Judge McCall's alcoholism allows Conroy an additional emphasis upon order versus chaos. His ironic contrast of the Judge's disorderly life, made so through alcohol, with his practice of the law, meant to bring order, helps support his questioning of the value of law and order. A flashback to the Judge's finest hour as he supported integration helps illustrate how even those who love law the most can abandon its precepts under the pressures of emotional and mental challenge.

While local politics remain an issue through discussions of Vietnam and of Capers Middleton's bid for the office of governor, a concern for international politics are emphasized through discussions of the horrors of the Holocaust and also through an attack by terrorists at an Italian airport.

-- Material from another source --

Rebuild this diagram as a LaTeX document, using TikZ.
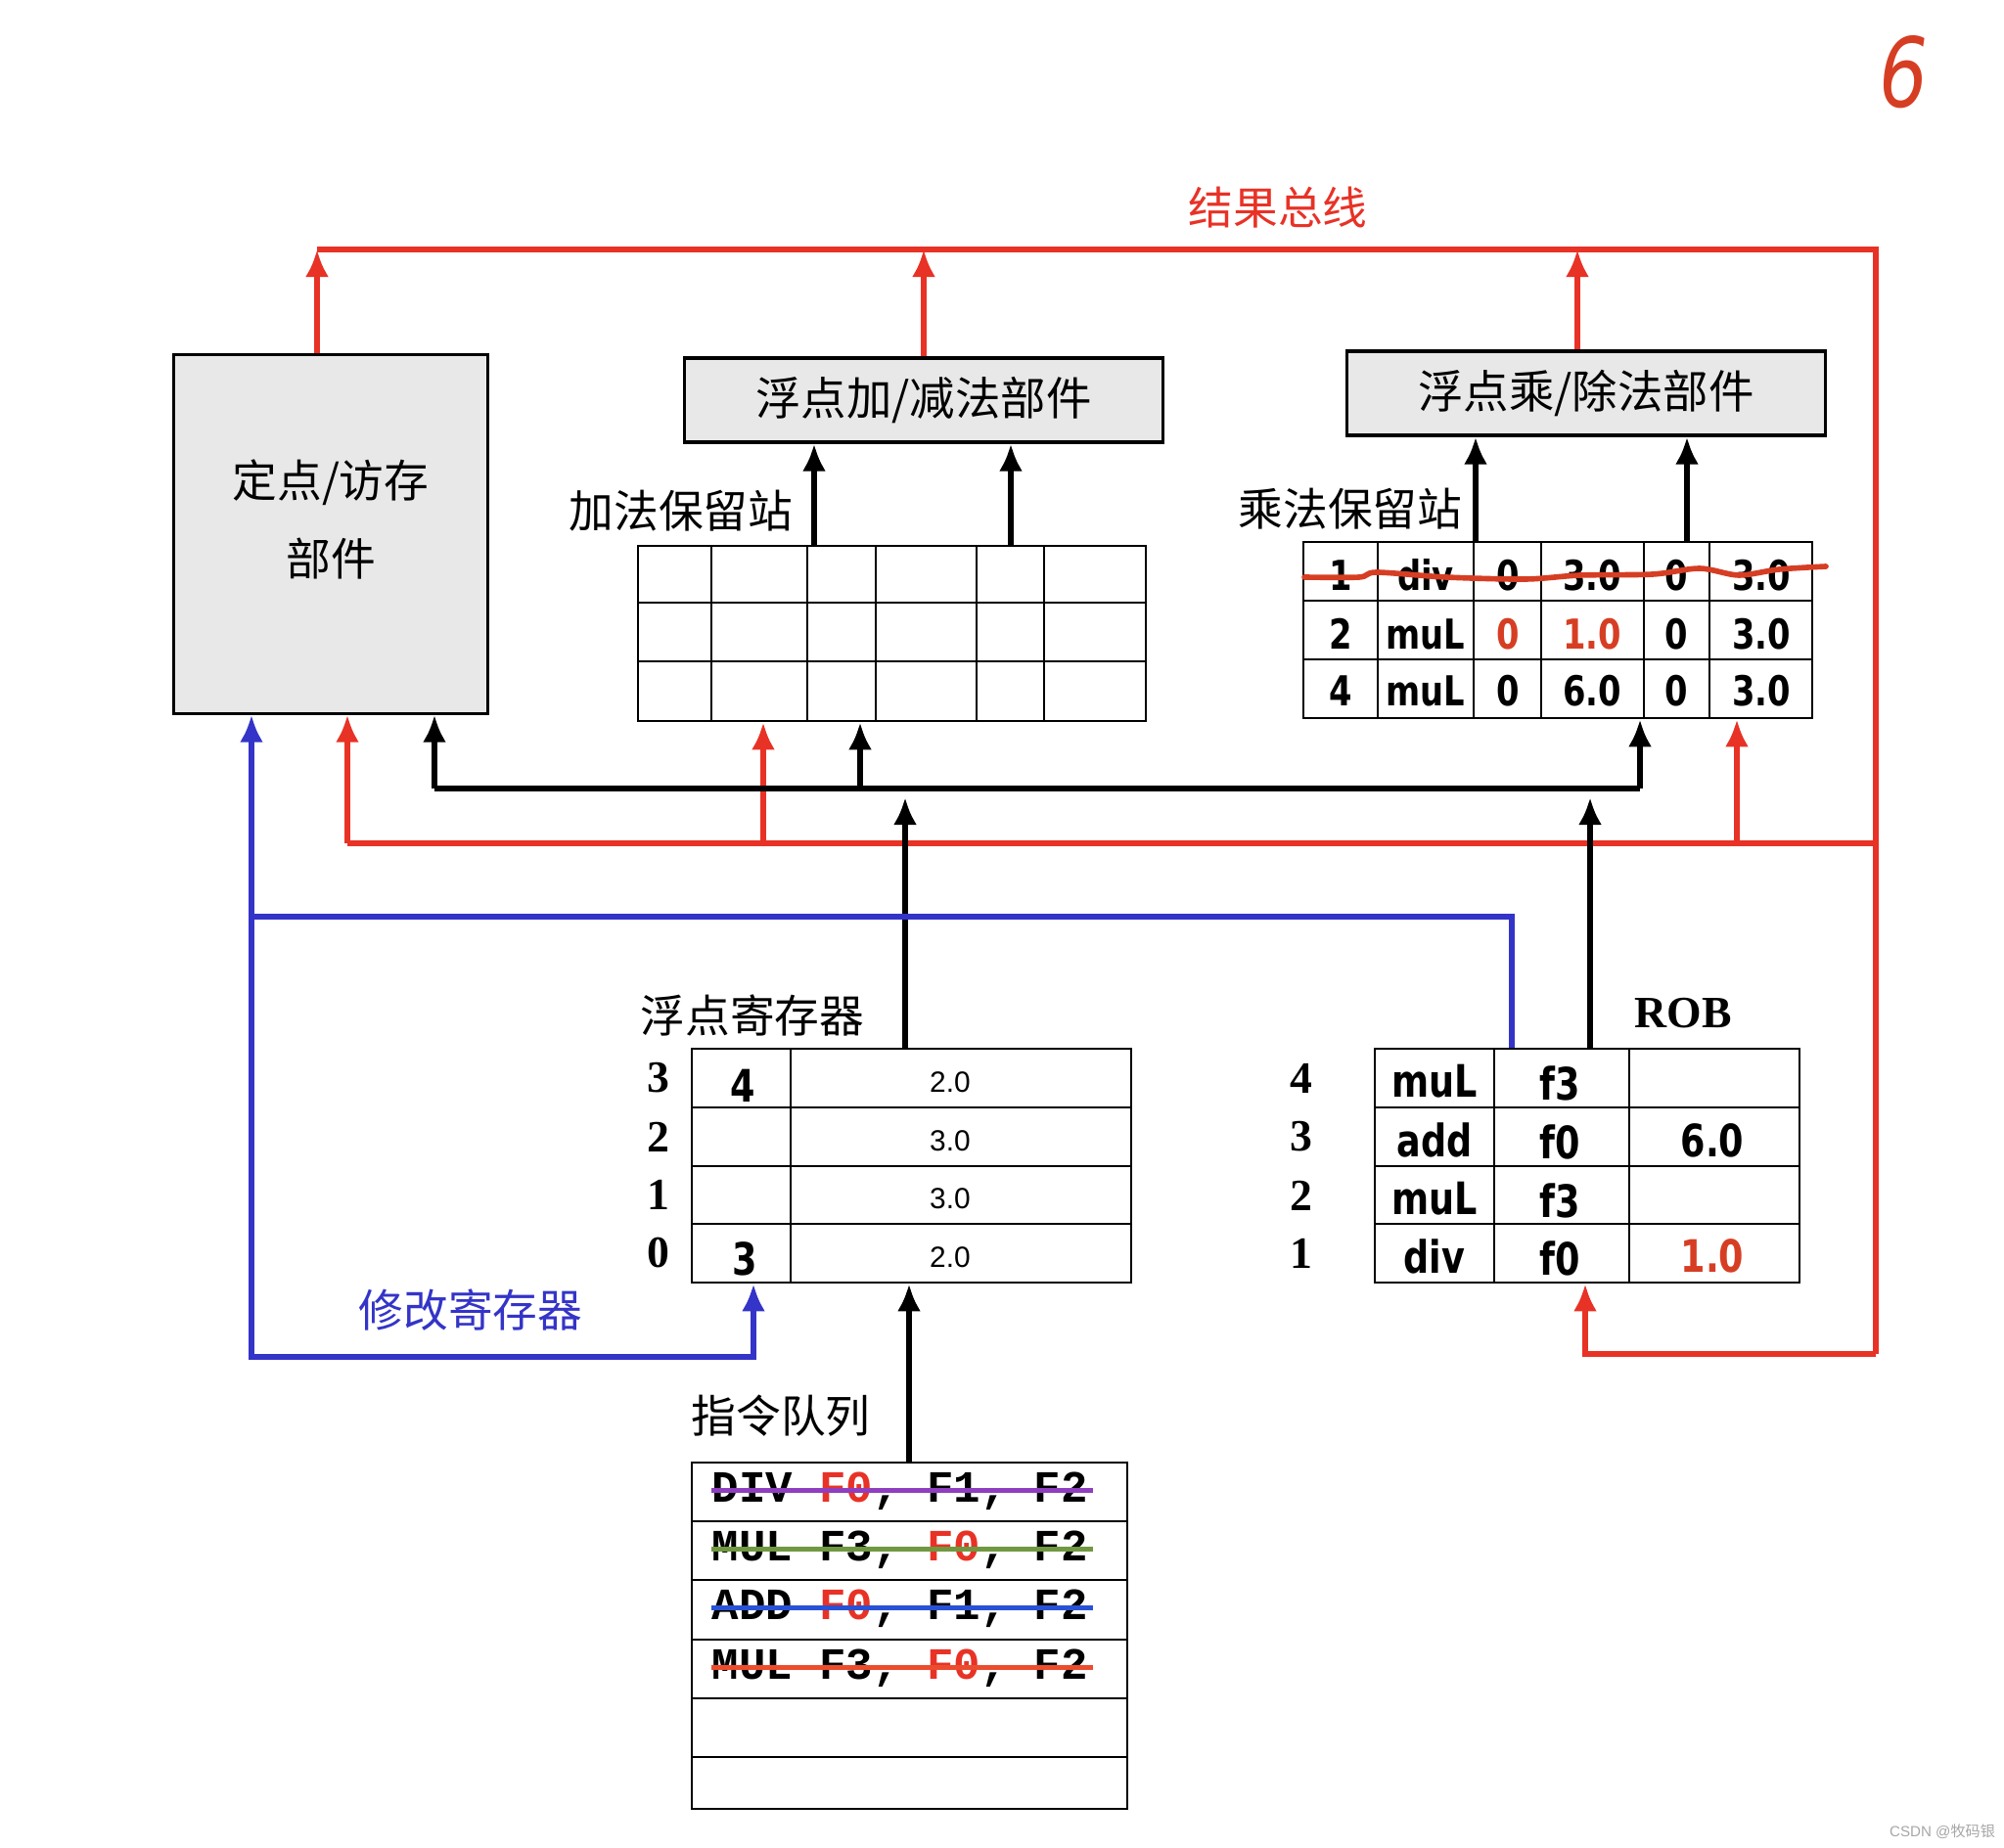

Conroy seems to want to remind readers that just because the United States is not involved in an official war, wars around the world continue to rage.

The theme of maturation appears on three different levels as three generations are traced from youth to maturity. Jack's daughter, Leah, represents the youngest generation, attempting to find her Southern roots after having been raised in Italy. Jack and his peers represent the next oldest generation. Each continues to strive toward the discovery of their destinies, at last finding they are closely intertwined with the destinies of the generation that preceded theirs and which they tried so hard to reject. The values of this older generation, while seemingly so different from those of their children, end up finding a common ground with those of youth. Most of the faults the younger generation finds with the older has to do with their feeling manipulated toward accepting their parents' ideals and dreams. This results in a conflict often based upon the theme of class differentiation, as individuals find themselves excluded from their friends' lives due to parental perception of the importance of social distinctions. Because Jack does not come from a wealthy and "rooted" Southern family, his early romance with Ledare is discouraged by her parents. By the close of the novel, differences are forgiven, and grace finally surfaces as the important factor in one's maturation.

Perhaps the strongest theme is that of storytelling. The stories Conroy weaves remain central to his novel, although the major plot of discord and reunion between Jack and his friends and family could have been told without many of the "side stories" Conroy supplies. Such tales feature his knowledge of the sea and all of its creatures, as well as a revelation of the cruelty peculiar to the South. Much of his story magic focuses upon animals, symbolizing an innocence unshared by humans. Never has Conroy allowed himself to use the aspects of the age-old romantic quest as he does in Beach Music. Ancient narrative elements such as a journey across water, magic and mysticism, the need for a guide, the search for identity, the claiming of the father's heritage, loss, the descent into darkness, renewal through new life, and recovery of reward abound.